[Start of Source data]

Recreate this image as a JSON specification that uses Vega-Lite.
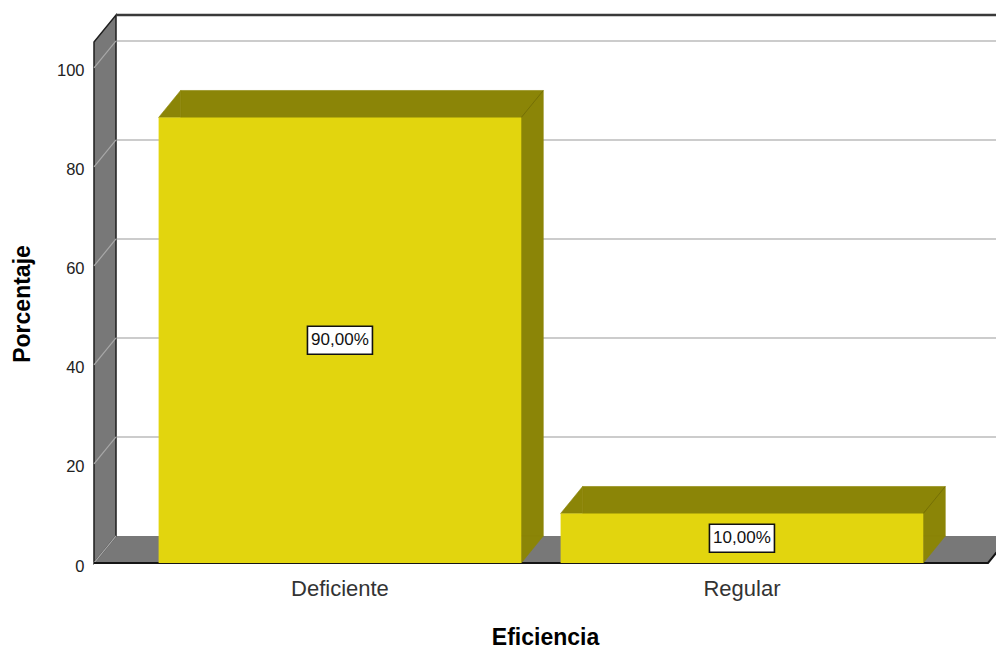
{
  "$schema": "https://vega.github.io/schema/vega-lite/v6.json",
  "width": 902,
  "height": 548,
  "autosize": {"type": "none"},
  "padding": {"left": 94, "top": 15, "right": 0, "bottom": 85},
  "background": "white",
  "config": {
    "font": "Liberation Sans",
    "view": {"stroke": null},
    "locale": {"number": {"decimal": ",", "thousands": ".", "grouping": [3], "currency": ["", "%"]}},
    "axisX": {
      "domain": false,
      "ticks": false,
      "grid": false,
      "labelAngle": 0,
      "labelFontSize": 22,
      "labelColor": "#333333",
      "labelPadding": 15,
      "titleFontSize": 23,
      "titleFontWeight": "bold",
      "titleColor": "#000000",
      "titlePadding": 27
    },
    "axisY": {
      "domain": false,
      "ticks": false,
      "grid": false,
      "tickCount": 6,
      "labelFontSize": 16.5,
      "labelColor": "#222222",
      "labelPadding": 10,
      "labelOffset": 3,
      "titleFontSize": 23,
      "titleFontWeight": "bold",
      "titleColor": "#000000",
      "titlePadding": 22,
      "titleY": 288.5
    }
  },
  "datasets": {
    "marcas": [
      {"marca": 0}, {"marca": 20}, {"marca": 40}, {"marca": 60}, {"marca": 80}, {"marca": 100}
    ],
    "unico": [{}]
  },
  "data": {"values": [
    {"Eficiencia": "Deficiente", "Porcentaje": 90},
    {"Eficiencia": "Regular", "Porcentaje": 10}
  ]},
  "layer": [
    {
      "data": {"name": "unico"},
      "mark": {"type": "point", "shape": "M-451,0L-429,-27L465,-27L443,0Z", "size": 4, "filled": true, "opacity": 1, "fill": "#787878", "strokeWidth": 0},
      "encoding": {"y": {"datum": 0, "type": "quantitative", "title": "Porcentaje", "scale": {"domain": [0, 110.7], "nice": false}}}
    },
    {
      "data": {"name": "unico"},
      "mark": {"type": "point", "shape": "M-451,0L-451,-521L-429,-548L-429,-27Z", "size": 4, "filled": true, "opacity": 1, "fill": "#787878", "stroke": "#1e1e1e", "strokeWidth": 1.5},
      "encoding": {"y": {"datum": 0, "type": "quantitative", "title": "Porcentaje", "scale": {"domain": [0, 110.7], "nice": false}}}
    },
    {
      "data": {"name": "marcas"},
      "mark": {"type": "point", "shape": "M-451,0L-429,-27", "size": 4, "filled": false, "opacity": 1, "color": "#a8a8a8", "strokeWidth": 1.2},
      "encoding": {"y": {"field": "marca", "type": "quantitative", "title": "Porcentaje", "scale": {"domain": [0, 110.7], "nice": false}}}
    },
    {
      "data": {"name": "marcas"},
      "transform": [{"filter": "datum.marca > 0"}],
      "mark": {"type": "point", "shape": "M-428.2,-27L459,-27", "size": 4, "filled": false, "opacity": 1, "color": "#cccccc", "strokeWidth": 2},
      "encoding": {"y": {"field": "marca", "type": "quantitative", "title": "Porcentaje", "scale": {"domain": [0, 110.7], "nice": false}}}
    },
    {
      "data": {"name": "unico"},
      "mark": {"type": "point", "shape": "M-429,-548L459,-548", "size": 4, "filled": false, "opacity": 1, "color": "#3a3a3a", "strokeWidth": 2.5},
      "encoding": {"y": {"datum": 0, "type": "quantitative", "title": "Porcentaje", "scale": {"domain": [0, 110.7], "nice": false}}}
    },
    {
      "data": {"name": "unico"},
      "mark": {"type": "point", "shape": "M-451,0L443,0L465,-27", "size": 4, "filled": false, "opacity": 1, "color": "#151515", "strokeWidth": 2},
      "encoding": {"y": {"datum": 0, "type": "quantitative", "title": "Porcentaje", "scale": {"domain": [0, 110.7], "nice": false}}}
    },
    {
      "mark": {"type": "bar", "color": "#8b8507", "stroke": "#8b8507", "strokeWidth": 0.6, "xOffset": 22, "x2Offset": 22, "yOffset": -27, "y2Offset": -27},
      "encoding": {
        "x": {"field": "Eficiencia", "type": "nominal", "sort": null, "title": "Eficiencia", "scale": {"type": "band", "paddingInner": 0.0978, "paddingOuter": 0.1708, "align": 0.4705}},
        "y": {"field": "Porcentaje", "type": "quantitative", "title": "Porcentaje", "scale": {"domain": [0, 110.7], "nice": false}}
      }
    },
    {
      "mark": {"type": "point", "shape": "M0,0L22,-27L22,0Z", "size": 4, "filled": true, "opacity": 1, "fill": "#8b8507", "stroke": "#8b8507", "strokeWidth": 0.6},
      "encoding": {
        "x": {"field": "Eficiencia", "type": "nominal", "sort": null, "title": "Eficiencia", "bandPosition": 0, "scale": {"type": "band", "paddingInner": 0.0978, "paddingOuter": 0.1708, "align": 0.4705}},
        "y": {"field": "Porcentaje", "type": "quantitative", "title": "Porcentaje", "scale": {"domain": [0, 110.7], "nice": false}}
      }
    },
    {
      "mark": {"type": "point", "shape": "M0,0L0,-27L22,-27Z", "size": 4, "filled": true, "opacity": 1, "fill": "#8b8507", "stroke": "#8b8507", "strokeWidth": 0.6},
      "encoding": {
        "x": {"field": "Eficiencia", "type": "nominal", "sort": null, "title": "Eficiencia", "bandPosition": 1, "scale": {"type": "band", "paddingInner": 0.0978, "paddingOuter": 0.1708, "align": 0.4705}},
        "y": {"datum": 0, "type": "quantitative", "title": "Porcentaje", "scale": {"domain": [0, 110.7], "nice": false}}
      }
    },
    {
      "mark": {"type": "point", "shape": "M0,0L22,-27", "size": 4, "filled": false, "opacity": 1, "color": "#6f6a05", "strokeWidth": 0.8},
      "encoding": {
        "x": {"field": "Eficiencia", "type": "nominal", "sort": null, "title": "Eficiencia", "bandPosition": 1, "scale": {"type": "band", "paddingInner": 0.0978, "paddingOuter": 0.1708, "align": 0.4705}},
        "y": {"field": "Porcentaje", "type": "quantitative", "title": "Porcentaje", "scale": {"domain": [0, 110.7], "nice": false}}
      }
    },
    {
      "mark": {"type": "bar", "color": "#e2d50e"},
      "encoding": {
        "x": {"field": "Eficiencia", "type": "nominal", "sort": null, "title": "Eficiencia", "scale": {"type": "band", "paddingInner": 0.0978, "paddingOuter": 0.1708, "align": 0.4705}},
        "y": {"field": "Porcentaje", "type": "quantitative", "title": "Porcentaje", "scale": {"domain": [0, 110.7], "nice": false}}
      }
    },
    {
      "transform": [{"calculate": "datum.Porcentaje / 2", "as": "centro"}],
      "layer": [
        {
          "mark": {"type": "point", "shape": "M-32.5,-14L32.5,-14L32.5,14L-32.5,14Z", "size": 4, "filled": true, "opacity": 1, "fill": "#ffffff", "stroke": "#111111", "strokeWidth": 1.6}
        },
        {
          "mark": {"type": "text", "fontSize": 17, "color": "#111111", "baseline": "middle", "align": "center"},
          "encoding": {"text": {"field": "Porcentaje", "type": "quantitative", "format": "$.2f"}}
        }
      ],
      "encoding": {
        "x": {"field": "Eficiencia", "type": "nominal", "sort": null, "title": "Eficiencia", "scale": {"type": "band", "paddingInner": 0.0978, "paddingOuter": 0.1708, "align": 0.4705}},
        "y": {"field": "centro", "type": "quantitative", "title": "Porcentaje", "scale": {"domain": [0, 110.7], "nice": false}}
      }
    }
  ]
}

[End of Source data]

◆ Task directions: The data above should be repeated exactly, minus any pictures.

◆ Output for this exercise:
Recreate this image as a JSON specification that uses Vega-Lite.
{
  "$schema": "https://vega.github.io/schema/vega-lite/v6.json",
  "width": 902,
  "height": 548,
  "autosize": {"type": "none"},
  "padding": {"left": 94, "top": 15, "right": 0, "bottom": 85},
  "background": "white",
  "config": {
    "font": "Liberation Sans",
    "view": {"stroke": null},
    "locale": {"number": {"decimal": ",", "thousands": ".", "grouping": [3], "currency": ["", "%"]}},
    "axisX": {
      "domain": false,
      "ticks": false,
      "grid": false,
      "labelAngle": 0,
      "labelFontSize": 22,
      "labelColor": "#333333",
      "labelPadding": 15,
      "titleFontSize": 23,
      "titleFontWeight": "bold",
      "titleColor": "#000000",
      "titlePadding": 27
    },
    "axisY": {
      "domain": false,
      "ticks": false,
      "grid": false,
      "tickCount": 6,
      "labelFontSize": 16.5,
      "labelColor": "#222222",
      "labelPadding": 10,
      "labelOffset": 3,
      "titleFontSize": 23,
      "titleFontWeight": "bold",
      "titleColor": "#000000",
      "titlePadding": 22,
      "titleY": 288.5
    }
  },
  "datasets": {
    "marcas": [
      {"marca": 0}, {"marca": 20}, {"marca": 40}, {"marca": 60}, {"marca": 80}, {"marca": 100}
    ],
    "unico": [{}]
  },
  "data": {"values": [
    {"Eficiencia": "Deficiente", "Porcentaje": 90},
    {"Eficiencia": "Regular", "Porcentaje": 10}
  ]},
  "layer": [
    {
      "data": {"name": "unico"},
      "mark": {"type": "point", "shape": "M-451,0L-429,-27L465,-27L443,0Z", "size": 4, "filled": true, "opacity": 1, "fill": "#787878", "strokeWidth": 0},
      "encoding": {"y": {"datum": 0, "type": "quantitative", "title": "Porcentaje", "scale": {"domain": [0, 110.7], "nice": false}}}
    },
    {
      "data": {"name": "unico"},
      "mark": {"type": "point", "shape": "M-451,0L-451,-521L-429,-548L-429,-27Z", "size": 4, "filled": true, "opacity": 1, "fill": "#787878", "stroke": "#1e1e1e", "strokeWidth": 1.5},
      "encoding": {"y": {"datum": 0, "type": "quantitative", "title": "Porcentaje", "scale": {"domain": [0, 110.7], "nice": false}}}
    },
    {
      "data": {"name": "marcas"},
      "mark": {"type": "point", "shape": "M-451,0L-429,-27", "size": 4, "filled": false, "opacity": 1, "color": "#a8a8a8", "strokeWidth": 1.2},
      "encoding": {"y": {"field": "marca", "type": "quantitative", "title": "Porcentaje", "scale": {"domain": [0, 110.7], "nice": false}}}
    },
    {
      "data": {"name": "marcas"},
      "transform": [{"filter": "datum.marca > 0"}],
      "mark": {"type": "point", "shape": "M-428.2,-27L459,-27", "size": 4, "filled": false, "opacity": 1, "color": "#cccccc", "strokeWidth": 2},
      "encoding": {"y": {"field": "marca", "type": "quantitative", "title": "Porcentaje", "scale": {"domain": [0, 110.7], "nice": false}}}
    },
    {
      "data": {"name": "unico"},
      "mark": {"type": "point", "shape": "M-429,-548L459,-548", "size": 4, "filled": false, "opacity": 1, "color": "#3a3a3a", "strokeWidth": 2.5},
      "encoding": {"y": {"datum": 0, "type": "quantitative", "title": "Porcentaje", "scale": {"domain": [0, 110.7], "nice": false}}}
    },
    {
      "data": {"name": "unico"},
      "mark": {"type": "point", "shape": "M-451,0L443,0L465,-27", "size": 4, "filled": false, "opacity": 1, "color": "#151515", "strokeWidth": 2},
      "encoding": {"y": {"datum": 0, "type": "quantitative", "title": "Porcentaje", "scale": {"domain": [0, 110.7], "nice": false}}}
    },
    {
      "mark": {"type": "bar", "color": "#8b8507", "stroke": "#8b8507", "strokeWidth": 0.6, "xOffset": 22, "x2Offset": 22, "yOffset": -27, "y2Offset": -27},
      "encoding": {
        "x": {"field": "Eficiencia", "type": "nominal", "sort": null, "title": "Eficiencia", "scale": {"type": "band", "paddingInner": 0.0978, "paddingOuter": 0.1708, "align": 0.4705}},
        "y": {"field": "Porcentaje", "type": "quantitative", "title": "Porcentaje", "scale": {"domain": [0, 110.7], "nice": false}}
      }
    },
    {
      "mark": {"type": "point", "shape": "M0,0L22,-27L22,0Z", "size": 4, "filled": true, "opacity": 1, "fill": "#8b8507", "stroke": "#8b8507", "strokeWidth": 0.6},
      "encoding": {
        "x": {"field": "Eficiencia", "type": "nominal", "sort": null, "title": "Eficiencia", "bandPosition": 0, "scale": {"type": "band", "paddingInner": 0.0978, "paddingOuter": 0.1708, "align": 0.4705}},
        "y": {"field": "Porcentaje", "type": "quantitative", "title": "Porcentaje", "scale": {"domain": [0, 110.7], "nice": false}}
      }
    },
    {
      "mark": {"type": "point", "shape": "M0,0L0,-27L22,-27Z", "size": 4, "filled": true, "opacity": 1, "fill": "#8b8507", "stroke": "#8b8507", "strokeWidth": 0.6},
      "encoding": {
        "x": {"field": "Eficiencia", "type": "nominal", "sort": null, "title": "Eficiencia", "bandPosition": 1, "scale": {"type": "band", "paddingInner": 0.0978, "paddingOuter": 0.1708, "align": 0.4705}},
        "y": {"datum": 0, "type": "quantitative", "title": "Porcentaje", "scale": {"domain": [0, 110.7], "nice": false}}
      }
    },
    {
      "mark": {"type": "point", "shape": "M0,0L22,-27", "size": 4, "filled": false, "opacity": 1, "color": "#6f6a05", "strokeWidth": 0.8},
      "encoding": {
        "x": {"field": "Eficiencia", "type": "nominal", "sort": null, "title": "Eficiencia", "bandPosition": 1, "scale": {"type": "band", "paddingInner": 0.0978, "paddingOuter": 0.1708, "align": 0.4705}},
        "y": {"field": "Porcentaje", "type": "quantitative", "title": "Porcentaje", "scale": {"domain": [0, 110.7], "nice": false}}
      }
    },
    {
      "mark": {"type": "bar", "color": "#e2d50e"},
      "encoding": {
        "x": {"field": "Eficiencia", "type": "nominal", "sort": null, "title": "Eficiencia", "scale": {"type": "band", "paddingInner": 0.0978, "paddingOuter": 0.1708, "align": 0.4705}},
        "y": {"field": "Porcentaje", "type": "quantitative", "title": "Porcentaje", "scale": {"domain": [0, 110.7], "nice": false}}
      }
    },
    {
      "transform": [{"calculate": "datum.Porcentaje / 2", "as": "centro"}],
      "layer": [
        {
          "mark": {"type": "point", "shape": "M-32.5,-14L32.5,-14L32.5,14L-32.5,14Z", "size": 4, "filled": true, "opacity": 1, "fill": "#ffffff", "stroke": "#111111", "strokeWidth": 1.6}
        },
        {
          "mark": {"type": "text", "fontSize": 17, "color": "#111111", "baseline": "middle", "align": "center"},
          "encoding": {"text": {"field": "Porcentaje", "type": "quantitative", "format": "$.2f"}}
        }
      ],
      "encoding": {
        "x": {"field": "Eficiencia", "type": "nominal", "sort": null, "title": "Eficiencia", "scale": {"type": "band", "paddingInner": 0.0978, "paddingOuter": 0.1708, "align": 0.4705}},
        "y": {"field": "centro", "type": "quantitative", "title": "Porcentaje", "scale": {"domain": [0, 110.7], "nice": false}}
      }
    }
  ]
}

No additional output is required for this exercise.